3. Was den weiteren Umgang mit den bekannt gewordenen Vorwürfen betrifft, so warne ich vor allem davor, Verharmlosungs- und Verdrängungsmechanismen zu akzeptieren:

- Nicht selten geschieht es, dass Betroffene in solchen Situationen den „Spieß umdrehen" und Kommilitonen, die derartige Verhaltensweisen abstoßend empfinden, als „Verräter" oder „Nestbeschmutzer" bezeichnen beziehungsweise ihnen mangelnde Mitbrüderlichkeit vorwerfen. Eine solche Verhaltensweise verdreht Ursache und Wirkung, weil damit von einem unentschuldbaren Verhalten abgelenkt werden soll.

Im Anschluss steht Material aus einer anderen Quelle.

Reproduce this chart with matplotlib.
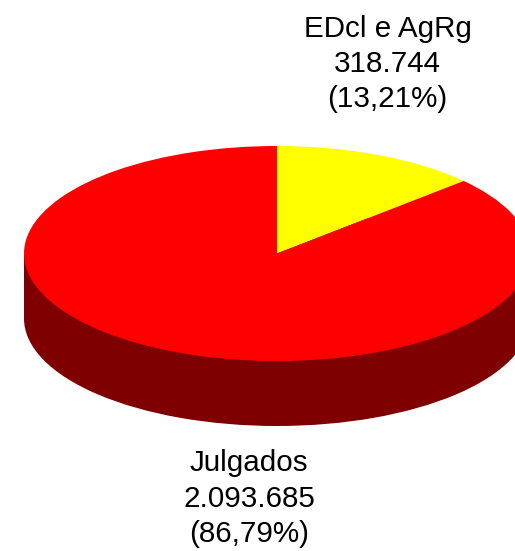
import matplotlib
matplotlib.use("Agg")
import matplotlib.pyplot as plt
from matplotlib.patches import Wedge, Rectangle
from matplotlib.transforms import Affine2D

categories = ["EDcl e AgRg", "Julgados"]
values = [318744, 2093685]
value_labels = ["318.744", "2.093.685"]
pct_labels = ["(13,21%)", "(86,79%)"]
top_colors = ["#FFFF00", "#FF0000"]
side_color = "#7F0000"

W, H = 515, 551
cx, cy, rx, ry, depth = 277, 253.5, 253, 107.5, 65

fig = plt.figure(figsize=(W / 100, H / 100), dpi=100)
ax = fig.add_axes([0, 0, 1, 1])
ax.set_xlim(0, W)
ax.set_ylim(H, 0)
ax.axis("off")

# y is inverted in data space, so flip it back for the unit-circle wedges
top = Affine2D().scale(rx, -ry).translate(cx, cy) + ax.transData
bottom = Affine2D().scale(rx, -ry).translate(cx, cy + depth) + ax.transData

ax.add_patch(Wedge((0, 0), 1, 0, 360, transform=bottom, fc=side_color, ec="none"))
ax.add_patch(Rectangle((cx - rx, cy), 2 * rx, depth, fc=side_color, ec="none"))

total = sum(values)
start = 90.0
for val, col in zip(values, top_colors):
    sweep = 360.0 * val / total
    ax.add_patch(Wedge((0, 0), 1, start - sweep, start, transform=top, fc=col, ec="none"))
    start -= sweep

fp = dict(family="Liberation Sans", fontsize=21.3, color="black", ha="center", va="baseline")
label_pos = [(387.5, (37, 72, 107)), (249, (471, 507, 542))]
for (x, ys), c, v, p in zip(label_pos, categories, value_labels, pct_labels):
    for y, s in zip(ys, (c, v, p)):
        ax.text(x, y, s, **fp)

fig.savefig("out.png", dpi=100)
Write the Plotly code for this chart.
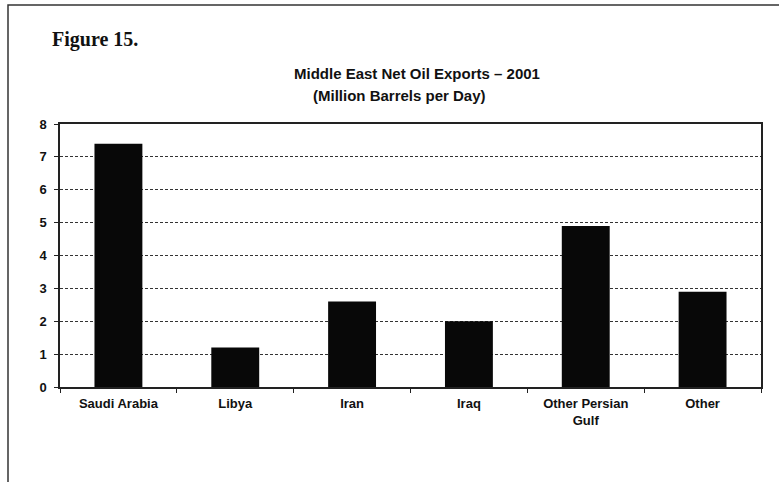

So richtig es ist, dass nicht ungeprüft gegenüber Einzelnen Verdächtigungen ausgesprochen werden dürfen, so wichtig ist es, intolerable Vorkommnisse nicht zu bagatellisieren, sondern sie klar zu benennen und entsprechende Konsequenzen in den Blick zu nehmen. Mitbrüderliches Verhalten kennt auch klare correctio und hat nichts mit männerbündischer Kumpanei zu tun.

Weiterhin befürchte ich, dass das Priesterseminar insgesamt in ein schiefes Licht gerät, wenn solche Verhaltensweisen nicht individuell aufgeklärt und beim Namen genannt werden. Dabei geht es auch darum, Unbeteiligte zu schützen, die sich auf keinen Fall mit solchen Tendenzen in Verbindung bringen lassen wollen. Gerade im Blick auf das, was in den letzten Jahrzehnten an Kontakten zur jüdischen Gemeinde auf- und ausgebaut wurde (ich erinnere nur an das Engagement vieler Seminaristen bei der Sicherung der jüdischen Grabsteine aus der Pleich Ende der 80er Jahre) ist ein konsequentes Vorgehen äußerst wichtig. Es geht dabei auch um die Glaubwürdigkeit unserer Priesterausbildung insgesamt.

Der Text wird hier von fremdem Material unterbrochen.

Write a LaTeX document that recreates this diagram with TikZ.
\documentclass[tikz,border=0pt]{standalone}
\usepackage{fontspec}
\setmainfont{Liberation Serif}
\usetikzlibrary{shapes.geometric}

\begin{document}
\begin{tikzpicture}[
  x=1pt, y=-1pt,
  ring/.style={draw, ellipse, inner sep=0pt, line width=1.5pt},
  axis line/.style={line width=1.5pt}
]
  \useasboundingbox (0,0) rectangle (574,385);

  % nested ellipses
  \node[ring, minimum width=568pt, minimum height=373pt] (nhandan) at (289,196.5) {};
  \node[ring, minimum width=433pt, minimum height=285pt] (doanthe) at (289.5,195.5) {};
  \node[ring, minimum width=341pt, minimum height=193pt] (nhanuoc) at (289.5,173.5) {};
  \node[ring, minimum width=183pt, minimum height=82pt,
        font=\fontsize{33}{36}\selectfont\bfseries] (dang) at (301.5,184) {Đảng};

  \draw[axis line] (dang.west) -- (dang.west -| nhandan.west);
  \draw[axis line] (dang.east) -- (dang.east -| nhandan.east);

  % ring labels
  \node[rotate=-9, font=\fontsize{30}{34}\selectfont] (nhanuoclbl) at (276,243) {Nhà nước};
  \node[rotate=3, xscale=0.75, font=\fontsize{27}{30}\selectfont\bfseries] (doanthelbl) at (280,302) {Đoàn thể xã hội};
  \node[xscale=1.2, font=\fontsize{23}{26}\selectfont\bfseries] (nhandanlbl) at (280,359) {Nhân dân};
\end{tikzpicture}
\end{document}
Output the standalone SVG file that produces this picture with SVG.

- Schließlich rege ich an, im kommenden Wintersemester die angeschnittenen Fragen zum Verhältnis von Christen und Juden vertieft zu behandeln. (Dies stünde auch einer Studentenverbindung gut an, die im Zuge dieser Vorkommnisse ins Gerede gekommen ist: Öffentliche Präsenz bei großen Gottesdiensten und abfällige „Judenwitze" in Hinterzimmern sind ein Widerspruch in sich!).

Gern bin ich bereit, bei diesem Bemühen – falls gewünscht – mitzuwirken. Ich fühle mich dabei dem Auftrag von Bischof Josef Stangl (1907-1979) verpflichtet, der sich auf dem Zweiten Vatikanischen Konzil mit großem persönlichem Einsatz für eine wegweisende Erklärung der katholischen Kirche zum jüdischen Volk stark gemacht hat. Sein Satz: „Wir Christen sollen hörend und lernend an der Existenz Israels teilnehmen" sollte uns Verpflichtung und Ermutigung zugleich sein.